• WHAT IS ASKED: Without altering anything, output the material below.

--- START ---

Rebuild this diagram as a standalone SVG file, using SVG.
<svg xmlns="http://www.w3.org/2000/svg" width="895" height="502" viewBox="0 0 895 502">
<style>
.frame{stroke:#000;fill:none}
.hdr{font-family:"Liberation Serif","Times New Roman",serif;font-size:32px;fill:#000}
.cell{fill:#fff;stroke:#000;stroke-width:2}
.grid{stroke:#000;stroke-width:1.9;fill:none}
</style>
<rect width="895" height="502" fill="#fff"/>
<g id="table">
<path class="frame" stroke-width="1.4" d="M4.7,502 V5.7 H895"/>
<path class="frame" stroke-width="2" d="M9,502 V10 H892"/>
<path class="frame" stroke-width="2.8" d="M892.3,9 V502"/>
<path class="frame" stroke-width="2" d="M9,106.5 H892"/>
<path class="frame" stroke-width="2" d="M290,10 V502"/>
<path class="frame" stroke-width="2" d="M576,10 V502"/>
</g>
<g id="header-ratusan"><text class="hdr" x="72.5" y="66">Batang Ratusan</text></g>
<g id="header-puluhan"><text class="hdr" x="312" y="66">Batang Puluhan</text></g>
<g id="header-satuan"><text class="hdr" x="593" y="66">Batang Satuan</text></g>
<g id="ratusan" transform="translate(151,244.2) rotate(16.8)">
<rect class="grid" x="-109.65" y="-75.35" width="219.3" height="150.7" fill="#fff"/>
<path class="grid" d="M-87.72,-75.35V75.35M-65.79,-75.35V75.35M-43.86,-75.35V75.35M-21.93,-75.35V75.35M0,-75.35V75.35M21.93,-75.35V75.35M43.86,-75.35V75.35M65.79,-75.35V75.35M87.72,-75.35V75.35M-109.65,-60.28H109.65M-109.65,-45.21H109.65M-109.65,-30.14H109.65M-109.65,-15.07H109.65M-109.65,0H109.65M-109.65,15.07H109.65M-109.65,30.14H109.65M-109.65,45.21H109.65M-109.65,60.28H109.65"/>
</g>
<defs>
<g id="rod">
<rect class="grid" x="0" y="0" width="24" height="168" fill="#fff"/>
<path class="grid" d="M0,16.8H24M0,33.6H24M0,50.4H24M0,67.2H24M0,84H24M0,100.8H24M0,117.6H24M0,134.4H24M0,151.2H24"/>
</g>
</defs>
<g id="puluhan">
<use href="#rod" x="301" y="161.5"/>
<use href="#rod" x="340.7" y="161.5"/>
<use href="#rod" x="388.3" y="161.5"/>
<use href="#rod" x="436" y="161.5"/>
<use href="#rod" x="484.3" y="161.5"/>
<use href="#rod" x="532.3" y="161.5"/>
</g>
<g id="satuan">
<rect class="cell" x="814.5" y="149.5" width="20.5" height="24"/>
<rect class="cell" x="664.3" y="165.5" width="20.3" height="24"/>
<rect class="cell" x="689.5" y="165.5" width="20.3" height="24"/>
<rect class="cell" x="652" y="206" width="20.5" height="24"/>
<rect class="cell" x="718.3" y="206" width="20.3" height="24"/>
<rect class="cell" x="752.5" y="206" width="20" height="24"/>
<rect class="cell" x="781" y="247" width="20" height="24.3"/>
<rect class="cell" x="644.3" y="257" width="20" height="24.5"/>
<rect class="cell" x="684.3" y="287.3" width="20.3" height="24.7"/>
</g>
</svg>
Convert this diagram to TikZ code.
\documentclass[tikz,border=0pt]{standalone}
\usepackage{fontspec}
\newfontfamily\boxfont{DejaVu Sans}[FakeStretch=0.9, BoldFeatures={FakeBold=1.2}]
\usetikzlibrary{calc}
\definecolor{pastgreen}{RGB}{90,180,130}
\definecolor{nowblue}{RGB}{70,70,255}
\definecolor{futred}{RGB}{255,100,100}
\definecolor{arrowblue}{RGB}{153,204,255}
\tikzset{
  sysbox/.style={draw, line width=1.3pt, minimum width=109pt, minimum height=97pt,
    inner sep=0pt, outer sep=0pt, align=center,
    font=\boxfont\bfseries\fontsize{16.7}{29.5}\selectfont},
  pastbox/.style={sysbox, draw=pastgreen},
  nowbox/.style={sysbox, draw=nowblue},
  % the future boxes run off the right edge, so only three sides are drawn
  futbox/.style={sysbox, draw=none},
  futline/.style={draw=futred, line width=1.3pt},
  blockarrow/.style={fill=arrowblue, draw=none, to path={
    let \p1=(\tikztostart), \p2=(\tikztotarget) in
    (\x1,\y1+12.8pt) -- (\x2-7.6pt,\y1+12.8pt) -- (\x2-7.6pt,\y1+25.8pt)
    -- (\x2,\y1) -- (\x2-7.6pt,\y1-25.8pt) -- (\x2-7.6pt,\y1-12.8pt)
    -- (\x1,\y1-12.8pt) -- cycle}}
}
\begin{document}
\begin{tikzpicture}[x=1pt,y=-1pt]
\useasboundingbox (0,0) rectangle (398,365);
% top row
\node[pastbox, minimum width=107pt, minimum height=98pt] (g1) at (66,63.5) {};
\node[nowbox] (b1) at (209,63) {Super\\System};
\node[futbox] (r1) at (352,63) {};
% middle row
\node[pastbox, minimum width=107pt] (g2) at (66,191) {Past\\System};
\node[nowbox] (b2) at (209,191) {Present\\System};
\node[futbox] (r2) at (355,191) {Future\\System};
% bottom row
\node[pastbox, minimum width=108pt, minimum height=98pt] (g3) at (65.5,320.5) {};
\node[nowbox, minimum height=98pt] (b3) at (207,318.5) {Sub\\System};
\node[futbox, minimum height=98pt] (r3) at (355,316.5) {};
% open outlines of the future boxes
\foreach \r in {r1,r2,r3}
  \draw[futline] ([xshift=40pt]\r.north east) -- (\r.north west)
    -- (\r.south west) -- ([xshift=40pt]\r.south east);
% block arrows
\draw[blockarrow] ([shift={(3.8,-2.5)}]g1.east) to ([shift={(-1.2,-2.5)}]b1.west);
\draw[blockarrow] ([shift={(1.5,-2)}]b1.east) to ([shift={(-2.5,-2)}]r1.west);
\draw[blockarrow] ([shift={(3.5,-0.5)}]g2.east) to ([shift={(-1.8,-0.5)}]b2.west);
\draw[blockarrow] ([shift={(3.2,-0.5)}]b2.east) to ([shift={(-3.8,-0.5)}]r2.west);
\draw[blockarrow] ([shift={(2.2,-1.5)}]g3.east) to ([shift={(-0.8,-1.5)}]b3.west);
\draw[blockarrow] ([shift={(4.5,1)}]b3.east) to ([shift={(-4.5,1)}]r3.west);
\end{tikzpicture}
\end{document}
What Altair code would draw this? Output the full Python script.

--- END ---

• COMPLETED TASK:
Rebuild this diagram as a standalone SVG file, using SVG.
<svg xmlns="http://www.w3.org/2000/svg" width="895" height="502" viewBox="0 0 895 502">
<style>
.frame{stroke:#000;fill:none}
.hdr{font-family:"Liberation Serif","Times New Roman",serif;font-size:32px;fill:#000}
.cell{fill:#fff;stroke:#000;stroke-width:2}
.grid{stroke:#000;stroke-width:1.9;fill:none}
</style>
<rect width="895" height="502" fill="#fff"/>
<g id="table">
<path class="frame" stroke-width="1.4" d="M4.7,502 V5.7 H895"/>
<path class="frame" stroke-width="2" d="M9,502 V10 H892"/>
<path class="frame" stroke-width="2.8" d="M892.3,9 V502"/>
<path class="frame" stroke-width="2" d="M9,106.5 H892"/>
<path class="frame" stroke-width="2" d="M290,10 V502"/>
<path class="frame" stroke-width="2" d="M576,10 V502"/>
</g>
<g id="header-ratusan"><text class="hdr" x="72.5" y="66">Batang Ratusan</text></g>
<g id="header-puluhan"><text class="hdr" x="312" y="66">Batang Puluhan</text></g>
<g id="header-satuan"><text class="hdr" x="593" y="66">Batang Satuan</text></g>
<g id="ratusan" transform="translate(151,244.2) rotate(16.8)">
<rect class="grid" x="-109.65" y="-75.35" width="219.3" height="150.7" fill="#fff"/>
<path class="grid" d="M-87.72,-75.35V75.35M-65.79,-75.35V75.35M-43.86,-75.35V75.35M-21.93,-75.35V75.35M0,-75.35V75.35M21.93,-75.35V75.35M43.86,-75.35V75.35M65.79,-75.35V75.35M87.72,-75.35V75.35M-109.65,-60.28H109.65M-109.65,-45.21H109.65M-109.65,-30.14H109.65M-109.65,-15.07H109.65M-109.65,0H109.65M-109.65,15.07H109.65M-109.65,30.14H109.65M-109.65,45.21H109.65M-109.65,60.28H109.65"/>
</g>
<defs>
<g id="rod">
<rect class="grid" x="0" y="0" width="24" height="168" fill="#fff"/>
<path class="grid" d="M0,16.8H24M0,33.6H24M0,50.4H24M0,67.2H24M0,84H24M0,100.8H24M0,117.6H24M0,134.4H24M0,151.2H24"/>
</g>
</defs>
<g id="puluhan">
<use href="#rod" x="301" y="161.5"/>
<use href="#rod" x="340.7" y="161.5"/>
<use href="#rod" x="388.3" y="161.5"/>
<use href="#rod" x="436" y="161.5"/>
<use href="#rod" x="484.3" y="161.5"/>
<use href="#rod" x="532.3" y="161.5"/>
</g>
<g id="satuan">
<rect class="cell" x="814.5" y="149.5" width="20.5" height="24"/>
<rect class="cell" x="664.3" y="165.5" width="20.3" height="24"/>
<rect class="cell" x="689.5" y="165.5" width="20.3" height="24"/>
<rect class="cell" x="652" y="206" width="20.5" height="24"/>
<rect class="cell" x="718.3" y="206" width="20.3" height="24"/>
<rect class="cell" x="752.5" y="206" width="20" height="24"/>
<rect class="cell" x="781" y="247" width="20" height="24.3"/>
<rect class="cell" x="644.3" y="257" width="20" height="24.5"/>
<rect class="cell" x="684.3" y="287.3" width="20.3" height="24.7"/>
</g>
</svg>
Convert this diagram to TikZ code.
\documentclass[tikz,border=0pt]{standalone}
\usepackage{fontspec}
\newfontfamily\boxfont{DejaVu Sans}[FakeStretch=0.9, BoldFeatures={FakeBold=1.2}]
\usetikzlibrary{calc}
\definecolor{pastgreen}{RGB}{90,180,130}
\definecolor{nowblue}{RGB}{70,70,255}
\definecolor{futred}{RGB}{255,100,100}
\definecolor{arrowblue}{RGB}{153,204,255}
\tikzset{
  sysbox/.style={draw, line width=1.3pt, minimum width=109pt, minimum height=97pt,
    inner sep=0pt, outer sep=0pt, align=center,
    font=\boxfont\bfseries\fontsize{16.7}{29.5}\selectfont},
  pastbox/.style={sysbox, draw=pastgreen},
  nowbox/.style={sysbox, draw=nowblue},
  % the future boxes run off the right edge, so only three sides are drawn
  futbox/.style={sysbox, draw=none},
  futline/.style={draw=futred, line width=1.3pt},
  blockarrow/.style={fill=arrowblue, draw=none, to path={
    let \p1=(\tikztostart), \p2=(\tikztotarget) in
    (\x1,\y1+12.8pt) -- (\x2-7.6pt,\y1+12.8pt) -- (\x2-7.6pt,\y1+25.8pt)
    -- (\x2,\y1) -- (\x2-7.6pt,\y1-25.8pt) -- (\x2-7.6pt,\y1-12.8pt)
    -- (\x1,\y1-12.8pt) -- cycle}}
}
\begin{document}
\begin{tikzpicture}[x=1pt,y=-1pt]
\useasboundingbox (0,0) rectangle (398,365);
% top row
\node[pastbox, minimum width=107pt, minimum height=98pt] (g1) at (66,63.5) {};
\node[nowbox] (b1) at (209,63) {Super\\System};
\node[futbox] (r1) at (352,63) {};
% middle row
\node[pastbox, minimum width=107pt] (g2) at (66,191) {Past\\System};
\node[nowbox] (b2) at (209,191) {Present\\System};
\node[futbox] (r2) at (355,191) {Future\\System};
% bottom row
\node[pastbox, minimum width=108pt, minimum height=98pt] (g3) at (65.5,320.5) {};
\node[nowbox, minimum height=98pt] (b3) at (207,318.5) {Sub\\System};
\node[futbox, minimum height=98pt] (r3) at (355,316.5) {};
% open outlines of the future boxes
\foreach \r in {r1,r2,r3}
  \draw[futline] ([xshift=40pt]\r.north east) -- (\r.north west)
    -- (\r.south west) -- ([xshift=40pt]\r.south east);
% block arrows
\draw[blockarrow] ([shift={(3.8,-2.5)}]g1.east) to ([shift={(-1.2,-2.5)}]b1.west);
\draw[blockarrow] ([shift={(1.5,-2)}]b1.east) to ([shift={(-2.5,-2)}]r1.west);
\draw[blockarrow] ([shift={(3.5,-0.5)}]g2.east) to ([shift={(-1.8,-0.5)}]b2.west);
\draw[blockarrow] ([shift={(3.2,-0.5)}]b2.east) to ([shift={(-3.8,-0.5)}]r2.west);
\draw[blockarrow] ([shift={(2.2,-1.5)}]g3.east) to ([shift={(-0.8,-1.5)}]b3.west);
\draw[blockarrow] ([shift={(4.5,1)}]b3.east) to ([shift={(-4.5,1)}]r3.west);
\end{tikzpicture}
\end{document}
What Altair code would draw this? Output the full Python script.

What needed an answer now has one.